You seem to be presenting some false dichotomies here. I'm not calling for the abolition of privately owned businesses. I'm an entrepreneur myself.

It's crucial to note a couple of things:

(1) The world's wealthiest people accumulated their wealth from publicly owned corporations, not from privately owned businesses. In fact, there are famous cases where a publicly owned corporation ousted its own founder, e.g., Apple and Uber.

(2) The world's wealthiest people get even wealthier after they stop running businesses. Jeff Bezos, Bill Gates, Steve Ballmer, et al., are wealthier now when "retired" than when they were CEOs! Gates even claimed he's giving most of his money away, but somehow that's having the opposite effect. Gates can't give money away faster than he makes it, despite "retirement".

The point is not necessarily to "socialize" businesses. The point is to limit the size of businesses and of individual accumulations of wealth, for the good of society as a whole, to prevent them from accumulating too much power over society.
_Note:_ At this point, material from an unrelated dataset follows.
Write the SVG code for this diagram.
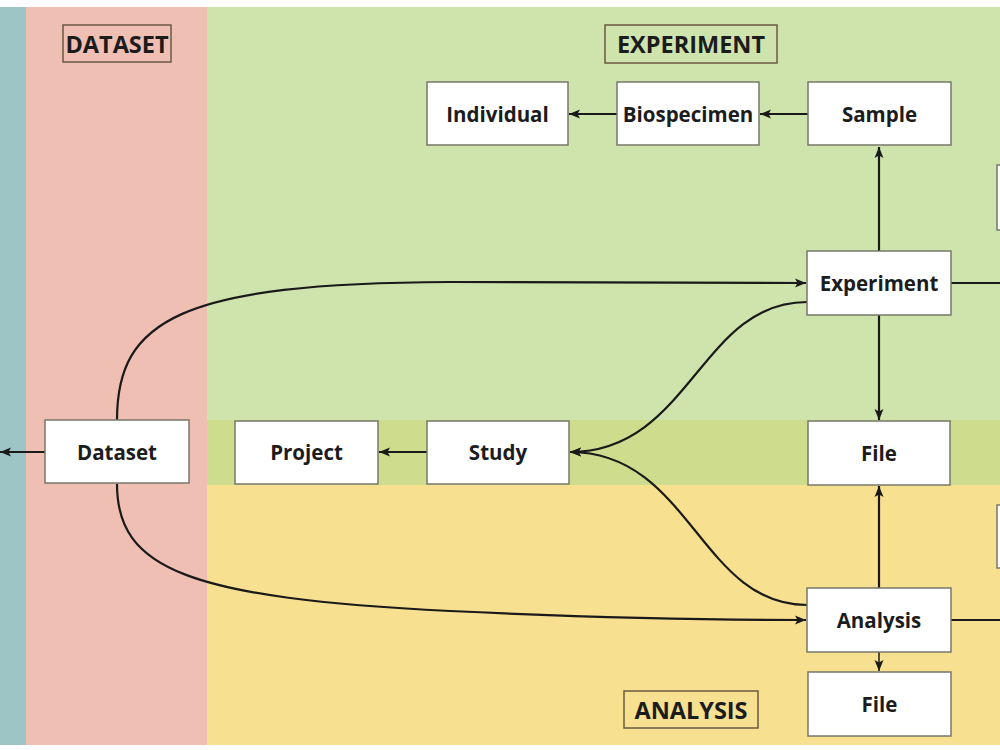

One of the ways to do that is via progressive taxation that heavily taxes higher amounts of income and wealth. It's not confiscating the business or individual wealth as a whole; it's just trimming off the edges, so to speak.

I personally feel that publicly owned corporations are a problem and should be discouraged. They're effectively the tragedy of the commons. I prefer privately owned businesses. And it's more difficult for privately owned businesses to become huge, because there's never an influx of public capital.

> control over businesses and the ability to dictate how they allocate resources is given to individuals who are in some sense "successful" at running those businesses

You've got cause and effect reversed. The control comes first, the success comes later.

> Also, most of the things that populist campaigners claim that wealth redistribution will achieve are about more material goods for everyone which relies on those material goods or at least the capacity to produce them being there already and just horded by the super-rich - just handing out power will not satisfy people's expectations for wealth redistribution and wealth taxes.

My point was that the ultra-wealthy are motivated by power rather than material goods, because all of their material desires are already satisfied.

Of course non-wealthy people are motivated by material needs, because theirs haven't been satisfied. Indeed, wealth inequality results in hunger, homelessless, lack of health care, situations that we would not tolerate if everyone were equal and in the same boat.